Cathie Wood as an investor reminds me of the protagonists in the tornado-chasing classic Twister. Wood knows that she's doing something risky with her aggressive style, but she does it for the thrill and ultimately the rewards of learning something new. The co-founder, CEO, and main stock picker of Ark Invest was active in the market windstorm on Wednesday, and thankfully for us, she posts her daily transactions at the end of every trading day.

What are the twisters that she is chasing these days? Wood added to her positions in Twilio (TWLO 2.94%), Palantir (PLTR 3.19%), and Invitae (NVTA 16.13%) on Wednesday. Let's crack open the bulkhead door and see what's out there now that the storm has passed. 

Twilio

Shares of Twilio plummeted 13% yesterday after the company posted poorly received financial results, and it isn't a surprise to see Wood buying the dip. It's one of her 15 largest holdings at Ark Invest, and the leading provider of in-app communication solutions has the disruptive business model that Wood enjoys getting behind through thick and thin.

Revenue growth decelerated for the seventh quarter in a row. We've seen the year-over-year top-line gains go from 67% to 15% in that time. This isn't the problem, as the performance was in line with analyst expectations. The other end of the income statement was even better. Adjusted earnings clocked in at $0.47 a share, more than double the $0.21 a share that Wall Street pros were targeting.

Bull and bear figurines on top of a piece of paper with financial data on it.

Image source: Getty Images.

The sticking point for the market was Twilio's guidance. The $980 million to $990 million that the software services provider is projecting for the current quarter is just 4% to 5% more than it rang up in Q2 of last year. It's also a sequential decline for a business model that doesn't typically experience seasonality between the first and second quarters. 

Another problematic nugget is that its dollar-based net expansion rate -- a popular health metric for the software-as-a-service industry -- fell to 106%. It means that existing customers are spending just 6% more over the past year than they were a year ago. Investors like to see this number at 120% or higher, and Twilio was well above that during its days of headier growth.

Palantir

Palantir traded as high as $45 in early 2021, a few months after going public. It's closer to hitting a 52-week high than the other two names on this list, but it still closed in the single digits on Wednesday. Unlike Twilio taking a hit following a rough report, Palantir moved higher this week after impressing the market. 

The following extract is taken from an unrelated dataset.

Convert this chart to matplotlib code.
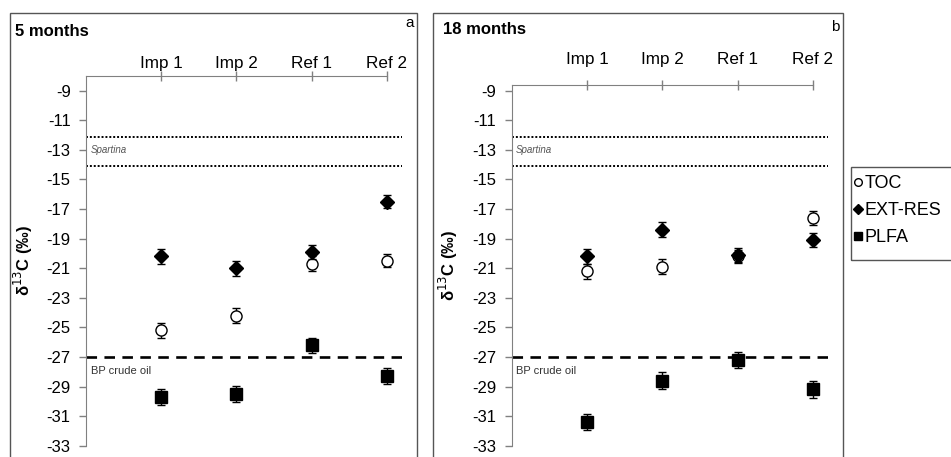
import matplotlib
matplotlib.use("Agg")
import matplotlib.pyplot as plt
from matplotlib.patches import Rectangle
from matplotlib.lines import Line2D

plt.rcParams['font.family'] = ['Liberation Sans', 'DejaVu Sans']

categories = ["Imp 1", "Imp 2", "Ref 1", "Ref 2"]
yticks = [-9, -11, -13, -15, -17, -19, -21, -23, -25, -27, -29, -31, -33]

toc_5 = [-25.2, -24.2, -20.7, -20.5]
toc_5_err = [0.5, 0.5, 0.5, 0.45]
ext_5 = [-20.2, -21.0, -19.9, -16.5]
ext_5_err = [0.5, 0.5, 0.5, 0.45]
plfa_5 = [-29.7, -29.5, -26.2, -28.3]
plfa_5_err = [0.55, 0.55, 0.5, 0.55]

toc_18 = [-21.2, -20.9, -20.2, -17.6]
toc_18_err = [0.5, 0.5, 0.45, 0.45]
ext_18 = [-20.2, -18.4, -20.1, -19.1]
ext_18_err = [0.5, 0.5, 0.45, 0.5]
plfa_18 = [-31.4, -28.6, -27.2, -29.2]
plfa_18_err = [0.55, 0.55, 0.55, 0.55]

spartina = [-12.1, -14.1]
bp_oil = -27.0

W, H = 951, 457
fig = plt.figure(figsize=(W / 100, H / 100), dpi=100)

def fx(px):
    return px / W

def fy(py):
    return 1 - py / H

# panel borders
for x0, x1 in [(10, 417), (433, 843)]:
    fig.add_artist(Rectangle((fx(x0), fy(470)), fx(x1 - x0), (470 - 13) / H,
                             transform=fig.transFigure, fill=False,
                             edgecolor='#555555', linewidth=1.0))

panels = [
    dict(left=86, right=402, top_val=-8.0, title="5 months", tag="a",
         title_xy=(15, 32), tag_xy=(405, 23), ylab_x=35, xpad=0.0,
         toc=(toc_5, toc_5_err), ext=(ext_5, ext_5_err), plfa=(plfa_5, plfa_5_err)),
    dict(left=511.7, right=828, top_val=-8.6, title="18 months", tag="b",
         title_xy=(443, 30), tag_xy=(831, 27), ylab_x=460, xpad=9.3,
         toc=(toc_18, toc_18_err), ext=(ext_18, ext_18_err), plfa=(plfa_18, plfa_18_err)),
]

px_per_unit = (445.7 - 90.7) / 24.0
y_bottom_px = 445.7

for p in panels:
    top_px = y_bottom_px - (p['top_val'] - (-33)) * px_per_unit
    ax = fig.add_axes([fx(p['left']), fy(y_bottom_px), fx(p['right'] - p['left']),
                       (y_bottom_px - top_px) / H])
    ax.set_xlim(0, 4.2)
    ax.set_ylim(-33, p['top_val'])
    ax.patch.set_alpha(0)
    for s in ['right', 'bottom']:
        ax.spines[s].set_visible(False)
    ax.spines['left'].set_color('#808080')
    ax.spines['top'].set_color('#808080')
    ax.spines['top'].set_bounds(0, 4)
    ax.xaxis.tick_top()
    x = [1, 2, 3, 4]
    ax.set_xticks(x)
    ax.set_xticklabels(categories, fontsize=12.3)
    ax.tick_params(axis='x', direction='inout', length=6.5, width=1, color='#808080',
                   pad=p['xpad'])
    ax.set_yticks(yticks)
    ax.set_yticklabels([str(v) for v in yticks], fontsize=12)
    ax.tick_params(axis='y', direction='out', length=5, width=1, color='#808080', pad=6)

    # reference lines
    for v in spartina:
        ax.axhline(v, xmin=0, xmax=1, color='black', linestyle=(0, (1, 1)), linewidth=1.4)
    ax.axhline(bp_oil, color='black', linestyle=(0, (4, 2.8)), linewidth=1.9)
    ax.text(0.06, -13.0, "Spartina", fontsize=7, style='italic', color='#555555',
            va='center', ha='left')
    ax.text(0.06, -27.95, "BP crude oil", fontsize=8, color='#333333',
            va='center', ha='left')

    ek = dict(ecolor='black', elinewidth=1.0, capsize=3, capthick=1.0, linestyle='none')
    ax.errorbar(x, p['toc'][0], yerr=p['toc'][1], marker='o', ms=8,
                mfc='white', mec='black', mew=1.0, zorder=3, **ek)
    ax.errorbar(x, p['ext'][0], yerr=p['ext'][1], marker='D', ms=7.5,
                mfc='black', mec='black', zorder=4, **ek)
    ax.errorbar(x, p['plfa'][0], yerr=p['plfa'][1], marker='s', ms=8.5,
                mfc='black', mec='black', zorder=5, **ek)

    ax.set_ylabel("δ$^{13}$C (‰)", fontsize=12, fontweight='bold')
    ax.yaxis.set_label_coords((p['ylab_x'] - p['left']) / (p['right'] - p['left']), 0.5)

    fig.text(fx(p['title_xy'][0]), fy(p['title_xy'][1]), p['title'], fontsize=12,
             fontweight='bold', ha='left', va='center')
    fig.text(fx(p['tag_xy'][0]), fy(p['tag_xy'][1]), p['tag'], fontsize=11,
             ha='left', va='center')

# legend frame (extends past the right edge, as in the reference)
fig.add_artist(Rectangle((fx(851), fy(260)), fx(140), (260 - 167) / H,
                         transform=fig.transFigure, fill=False,
                         edgecolor='#555555', linewidth=1.0))
handles = [
    Line2D([], [], marker='o', ms=5.5, mfc='white', mec='black', linestyle='none'),
    Line2D([], [], marker='D', ms=5.5, mfc='black', mec='black', linestyle='none'),
    Line2D([], [], marker='s', ms=5.5, mfc='black', mec='black', linestyle='none'),
]
leg = fig.legend(handles, ["TOC", "EXT-RES", "PLFA"], loc='upper left',
                 bbox_to_anchor=(fx(853), fy(175)), frameon=False,
                 fontsize=13, handlelength=0.5, handletextpad=0.15,
                 borderpad=0, labelspacing=0.55, borderaxespad=0)

fig.savefig("out.png", dpi=100)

Palantir came through with better-than-expected results on both ends of the income statement. It posted positive net income for the quarter, pointing out that it now expects to remain profitable for every single quarter this year. Shares soared 23% on Tuesday following its healthy financial update. It's not just sinking stocks that Wood likes to chase. 

Invitae

Wood is a believer in genetic-testing stocks, even if she's sometimes swimming alone in the gene pool party. Invitae is an established player in medical genetics. It has been consistently posting healthy double-digit and triple-digit revenue growth for eight years. Profitability remains the challenge, and that is why the stock is trading for less than $2 a share right now. Losses have widened in each of the last 10 years. 

The business model is working. Quarterly revenue per patient has risen from $416 a year ago to $463 in this week's latest financial update. Year-over-year growth has decelerated sharply, but still rose 10% on a pro forma basis. Invitae also points out that its gross margin and cash burn rate are improving, but analysts see losses continuing for at least these next three years. 

Twilio, Palantir, and Invitae have had their challenges, but at their core they continue to be the kind of growth stocks that Wood enjoys owning -- and adding to, if the opportunities arise. In short, she sees them as tornadoes worth chasing instead of avoiding.